Classiques,  Se distraire

La vie devant soi

Je sais, c’est un incontournable. J’ai dû le lire environ quatre fois pendant ma scolarité. À la quatrième, j’étais exaspérée. «Je sais que c’est cute, mais là, il y a des limites», me suis-je dit. Je l’ai quand même relu parce que j’ai une mémoire de poisson rouge quand il s’agit d’histoires. Et j’ai eu ma leçon d’humilité. Ce n’est pas juste cute; c’est merveilleux.

Résumé

Momo est un enfant de pute. À l’âge de trois ans, sa mère l’a confié à Madame Rosa, juive, ancienne pute elle-même, qui gagne sa vie en s’occupant d’enfants dont les mères se défendent avec leurs culs, comme lui. (Notez que j’utilise le mot «pute» parce que c’est le mot employé dans le roman.)

Momo a maintenant dix ans. La vie n’a jamais été facile, mais là ça atteint des sommets. Madame Rosa est de moins en moins capable de monter les six étages vers son appartement. La mère de Momo n’a pas envoyé d’argent depuis des mois. Les mères ne veulent plus confier leur enfant à madame Rosa, elles voient bien qu’elle se dégrade et qu’elle arrive à peine à s’occuper d’elle-même. La vie leur tombe dessus, mais Momo et madame Rosa s’ont l’un l’autre. Jamais ils ne se laisseront tomber.

Impressions

J’étais réticente à lire ce livre de nouveau, et j’ai compris pourquoi : ça m’agace un peu quand des auteurs adultes écrivent comme s’ils étaient un enfant. Souvent, ce n’est pas crédible, et dans le cas de La vie devant soi, ça ne l’est vraiment pas. La syntaxe est tout croche, les mots sont parfois utilisés et prononcés drôlement et c’est très bien fait, mais les réflexions sont bien trop belles et poétiques pour un petit garçon de dix ans. Par exemple :

Monsieur Hamil dit que l’humanité n’est qu’une virgule dans le grand Livre de la vie et quand un vieil homme dit une connerie pareille, je ne vois pas ce que je peux y ajouter. L’humanité n’est pas une virgule parce que quand Madame Rosa me regarde avec ses yeux juifs, elle n’est pas une virgule, c’est même plutôt le grand Livre de la vie tout entier, et je veux pas le voir.

Quand tu lis ça, tu trouves ça beau, tu es ému un peu, mais en même temps tu te dis come on. Voyons donc, personne dit ça, surtout pas à 10 ans.

J’étais donc en grande résistance, jusqu’à ce que mon amoureux, qui est souvent de bon conseil dans ce genre de choses, m’a dit de relaxer.

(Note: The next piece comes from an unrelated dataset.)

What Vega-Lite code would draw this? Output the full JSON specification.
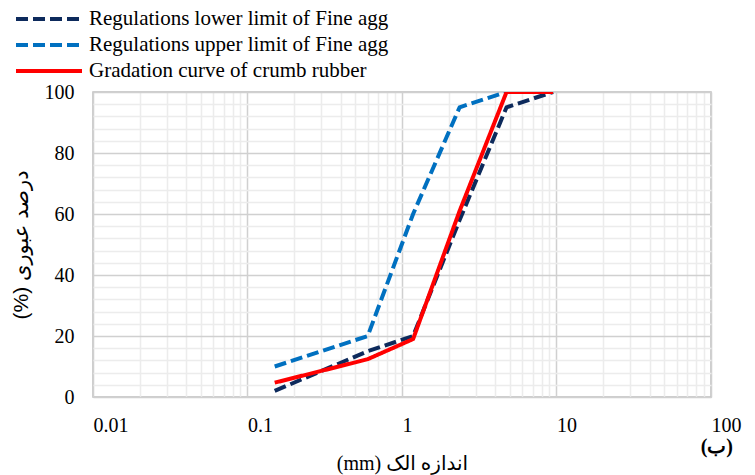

Ok, ce n’est pas nécessairement hyper réaliste, mais ce n’est pas fait pour ça non plus. C’est une oeuvre d’art. Il faut l’apprécier comme telle.

Pour moi, ça a tout changé. Je suis complètement tombée sous le charme. C’est tellement incroyablement beau. J’ai pleuré. J’ai ri. J’étais en admiration complète devant le style d’écriture de Romain Gary (Émile Ajar), qui, pour rappel, a gagné deux fois le prix Goncourt, sous deux noms différents. Le deuxième prix Goncourt, c’était pour La vie devant soi.

Je suis donc très heureuse de l’avoir relu. Cette fois, c’était la bonne. Je vous souhaite également de l’aimer comme il le mérite.